The DISTINCT keyword is used in SQL queries to eliminate duplicate rows from the result set. When you retrieve data from a database, it’s common to encounter situations where multiple rows have the same values across the selected columns. The DISTINCT keyword ensures that only unique records are returned, making it easier to analyze or display distinct values. By using DISTINCT, developers can focus on unique entries without manually filtering out duplicates after retrieving the results.
For example, consider a table named "Employees" that includes columns for employee names and their associated departments. If you run a query like SELECT department FROM Employees;
, the output may show the same department multiple times if several employees are in the same department. However, if you modify the query to include the DISTINCT keyword, like this: SELECT DISTINCT department FROM Employees;
, the result will provide a list of departments, showing each one only once, regardless of how many employees belong to it.
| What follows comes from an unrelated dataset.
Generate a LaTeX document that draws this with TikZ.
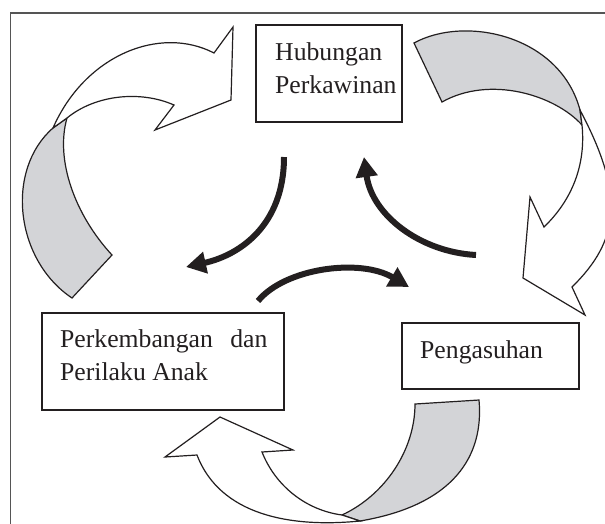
\documentclass[tikz,border=0pt]{standalone}
\usepackage{fontspec}
\setmainfont{Liberation Serif}
\usetikzlibrary{arrows.meta}
\definecolor{ink}{RGB}{35,31,32}
\definecolor{shade}{RGB}{211,212,215}
\definecolor{framec}{RGB}{85,85,85}
\tikzset{
  box/.style={draw=ink, line width=1.3pt, rectangle, inner sep=0pt},
  txt/.style={text=ink, font=\fontsize{25.7}{31}\selectfont, inner sep=0pt, anchor=base west},
  band/.style={draw=ink, line width=1.2pt, line join=miter},
  greyband/.style={band, fill=shade},
  whiteband/.style={band, fill=white},
  bigarrow/.style={draw=ink, line width=6pt, -{Triangle[length=20pt,width=21pt]}}
}
\begin{document}
\begin{tikzpicture}[x=1pt,y=-1pt]
\useasboundingbox (0,0) rectangle (605,523);
\begin{scope}
\clip (0,0) rectangle (605,523);
\draw[framec, line width=1.4pt] (10.5,13) rectangle (640,560);

% block arrow A (left, pointing right)
\path[greyband] (53,128) .. controls (5,170) and (15,260) .. (72,298)
  -- (112,255) .. controls (75,215) and (55,160) .. (67,118) -- cycle;
\path[whiteband] (53,128) .. controls (85,55) and (160,25) .. (214,53)
  -- (233,27) -- (231,100) -- (155,130) -- (174,105)
  .. controls (140,90) and (95,95) .. (67,118) -- cycle;

% block arrow B (right, pointing down)
\path[greyband] (414,43) .. controls (465,15) and (560,35) .. (580,110)
  -- (582,125) .. controls (555,95) and (490,75) .. (442,102) -- cycle;
\path[whiteband] (580,110) .. controls (625,195) and (620,240) .. (572,287)
  -- (585,315) -- (523,278) -- (530,197) -- (544,227)
  .. controls (572,200) and (586,165) .. (582,125) -- cycle;

% block arrow C (bottom, pointing up-left)
\path[greyband] (415,404) -- (479,400) .. controls (484,455) and (455,505) .. (360,521)
  -- (342,515) .. controls (385,495) and (415,450) .. (415,404) -- cycle;
\path[whiteband] (360,521) .. controls (290,528) and (220,515) .. (197,455)
  -- (165,457) -- (220,417) -- (293,450) -- (262,452)
  .. controls (275,485) and (305,510) .. (342,515) -- cycle;
\end{scope}

% boxes
\node[box, minimum width=146pt, minimum height=97pt] (hub) at (329,73.5) {};
\node[box, minimum width=242pt, minimum height=97pt] (perk) at (163,361.5) {};
\node[box, minimum width=177pt, minimum height=66pt] (peng) at (490.5,356) {};

% texts
\node[txt] (hub1) at (275,60) {Hubungan};
\node[txt] (hub2) at (275,93) {Perkawinan};
\node[txt] (perk1) at (60,347) {Perkembangan\hspace{11pt} dan};
\node[txt] (perk2) at (60,380) {Perilaku Anak};
\node[txt] (peng1) at (420,358) {Pengasuhan};

% black curved arrows
\coordinate (a1s) at (284,157);
\coordinate (a1e) at (186,267);
\coordinate (a2s) at (476,255);
\coordinate (a2e) at (364,157);
\coordinate (a3s) at (258,301);
\coordinate (a3e) at (409,287);
\draw[bigarrow] (a1s) .. controls (284,225) and (240,255) .. (a1e);
\draw[bigarrow] (a2s) .. controls (420,252) and (372,215) .. (a2e);
\draw[bigarrow] (a3s) .. controls (285,268) and (360,258) .. (a3e);
\end{tikzpicture}
\end{document}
This can be particularly helpful in reporting scenarios where you need to list unique categories or values without redundancy.
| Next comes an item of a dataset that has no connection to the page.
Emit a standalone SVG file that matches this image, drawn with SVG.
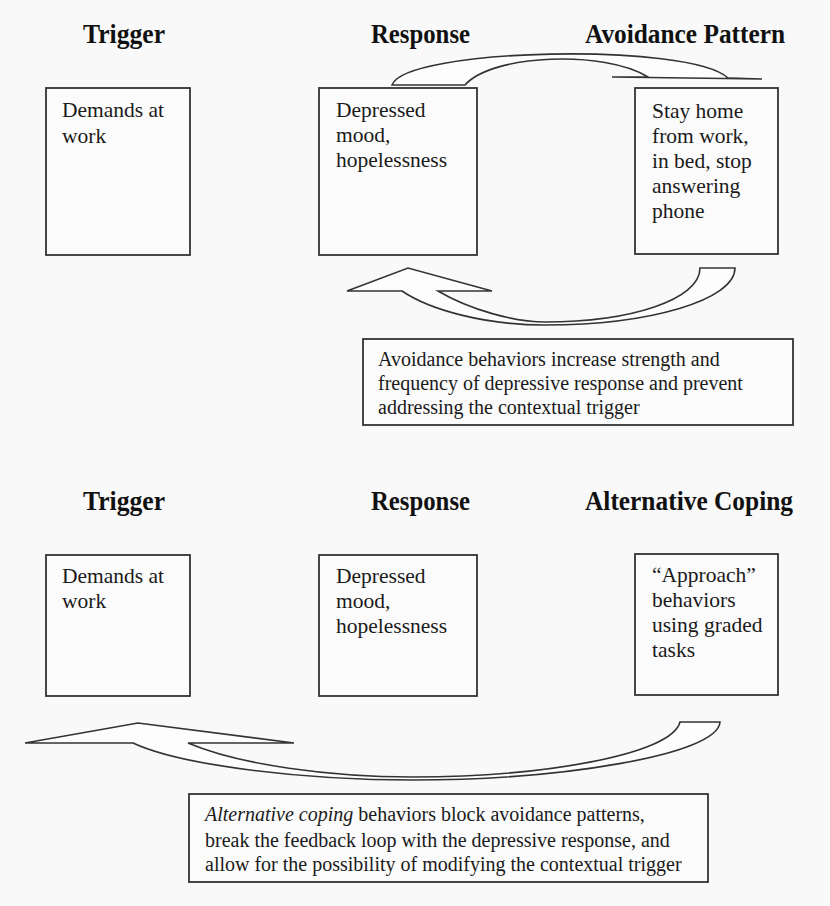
<svg xmlns="http://www.w3.org/2000/svg" width="830" height="906" viewBox="0 0 830 906">
<style>
.bg{fill:#f9f9f9}
.box{fill:#fbfbfb;stroke:#333;stroke-width:1.8}
.hdr{font-family:"Liberation Serif",serif;font-weight:bold;font-size:27px;fill:#111}
.t{font-family:"Liberation Serif",serif;font-size:21.5px;fill:#1a1a1a}
.n{font-family:"Liberation Serif",serif;font-size:20px;fill:#1a1a1a}
.arr{fill:#fdfdfd;stroke:#333;stroke-width:1.6;stroke-linejoin:miter}
</style>
<rect class="bg" x="0" y="0" width="830" height="906"/>
<g id="headers-top">
<text class="hdr" x="83" y="43" textLength="82" lengthAdjust="spacingAndGlyphs">Trigger</text>
<text class="hdr" x="371" y="43" textLength="99" lengthAdjust="spacingAndGlyphs">Response</text>
<text class="hdr" x="585" y="43" textLength="200" lengthAdjust="spacingAndGlyphs">Avoidance Pattern</text>
</g>
<g id="node-trigger1">
<rect class="box" x="46" y="88" width="144" height="167"/>
<text class="t" x="62" y="117">Demands at</text>
<text class="t" x="62" y="143">work</text>
</g>
<g id="node-response1">
<rect class="box" x="319" y="88" width="158" height="167"/>
<text class="t" x="336" y="117">Depressed</text>
<text class="t" x="336" y="142">mood,</text>
<text class="t" x="336" y="167">hopelessness</text>
</g>
<g id="node-avoidance">
<rect class="box" x="635" y="88" width="143" height="166"/>
<text class="t" x="652" y="118">Stay home</text>
<text class="t" x="652" y="143">from work,</text>
<text class="t" x="652" y="168">in bed, stop</text>
<text class="t" x="652" y="193">answering</text>
<text class="t" x="652" y="218">phone</text>
</g>
<g id="note1">
<rect class="box" x="363" y="339" width="430" height="86"/>
<text class="n" x="378" y="366">Avoidance behaviors increase strength and</text>
<text class="n" x="378" y="390">frequency of depressive response and prevent</text>
<text class="n" x="378" y="414">addressing the contextual trigger</text>
</g>
<g id="headers-bottom">
<text class="hdr" x="83" y="510" textLength="82" lengthAdjust="spacingAndGlyphs">Trigger</text>
<text class="hdr" x="371" y="510" textLength="99" lengthAdjust="spacingAndGlyphs">Response</text>
<text class="hdr" x="585" y="510" textLength="208" lengthAdjust="spacingAndGlyphs">Alternative Coping</text>
</g>
<g id="node-trigger2">
<rect class="box" x="46" y="555" width="144" height="141"/>
<text class="t" x="62" y="583">Demands at</text>
<text class="t" x="62" y="608">work</text>
</g>
<g id="node-response2">
<rect class="box" x="319" y="555" width="158" height="141"/>
<text class="t" x="336" y="583">Depressed</text>
<text class="t" x="336" y="608">mood,</text>
<text class="t" x="336" y="633">hopelessness</text>
</g>
<g id="node-coping">
<rect class="box" x="635" y="554" width="143" height="141"/>
<text class="t" x="652" y="582">“Approach”</text>
<text class="t" x="652" y="607">behaviors</text>
<text class="t" x="652" y="632">using graded</text>
<text class="t" x="652" y="657">tasks</text>
</g>
<g id="note2">
<rect class="box" x="189" y="794" width="519" height="88"/>
<text class="n" x="205" y="821"><tspan font-style="italic">Alternative coping</tspan> behaviors block avoidance patterns,</text>
<text class="n" x="205" y="847">break the feedback loop with the depressive response, and</text>
<text class="n" x="205" y="871">allow for the possibility of modifying the contextual trigger</text>
</g>
<g id="connectors">
<path class="arr" d="M392,85 C405,48 690,42 728,78 L762,79 L612,77 L648,77 C605,50 492,54 465,85 Z"/>
<path class="arr" d="M735,268 C735,300 650,325 545,325 C485,325 430,310 402,291 L347,291 L408,268 L492,291 L438,291 C470,310 515,322 545,322 C630,322 700,300 700,268 Z"/>
<path class="arr" d="M720,722 C718,755 560,780 413,780 C300,780 180,765 133,743 L25,743 L138,723 L294,743 L188,743 C240,765 330,777 413,777 C540,777 672,755 680,722 Z"/>
</g>
</svg>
Using DISTINCT can also impact performance, especially on large datasets, as the database engine has to process the data to identify and filter duplicates. It’s important for developers to consider when and how often they use DISTINCT; while it can simplify queries for unique results, it may also slow down query execution if used excessively or without clear necessity. Being mindful of this trade-off helps in writing efficient and effective SQL queries that meet the data retrieval needs without adding unnecessary overhead.